Explica que las piernas traían justamente eso de vuelta al lienzo: el ser humano; pero no de manera evidente, sino como una pista intelectual, una huella que exija al lector. Asimismo, las piernas desmembradas y los zapatos sueltos pueden ser indicio de una humanidad fragmentada. Y Tábara aunque reconoce que siempre hemos estado fragmentados por las guerras, se muestra optimista, cree en el hombre; en la autodeterminación del hombre.
En medio de la charla aparece el grupo VAN, reconoce que hicieron un buen papel. Cuánta gracia les dio que, en 1968, la Bienal de Pintura Latinoamericana en Quito no aceptara obras con influencia estadounidense o europea, solo pintura latinoamericana, el tema del indio. La respuesta de VAN fue la irreverente anti Bienal. “Esa pintura era importante, pero ya no era su momento. Los jóvenes harán lo mismo con nosotros”, dice Tábara.

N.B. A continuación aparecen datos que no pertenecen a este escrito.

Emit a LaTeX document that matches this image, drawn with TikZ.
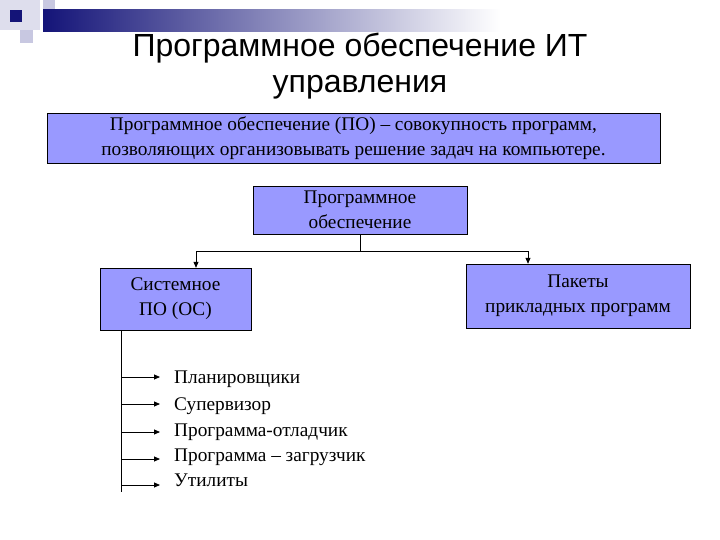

En otras salas del CCM hay armonía desde colores y plantas. Esa vegetación frondosa, con árboles que por follaje llevan ‘patitas’, con saltamontes reposando sobre el lienzo, bien podría ser la naturaleza por donde se pierde la cabellera cana de Tábara, cuando el maestro camina por su propiedad en Los Ríos. Él ha sido muy afecto al río, por ello si el zodíaco ya le destinó como un piscis, él dice ser piscis de río y no de mar.
El campo ha sido lo suyo desde siempre, desde las vacaciones en su infancia. Cruza por su rostro el recuerdo de su madre; “La naturaleza es hembra”, dice (inevitable pensar en el cuadro ‘La ceiba’ ); “en ella está todo: símbolo, salud y porvenir”. Y en ella se ha refugiado: no es aficionado al festejo y va poco a las exposiciones; como un asceta, comprendiendo otro momento de su vida, a sus 81 años todavía se vuelca a la búsqueda de su pintura . Tábara es el ‘maestro’.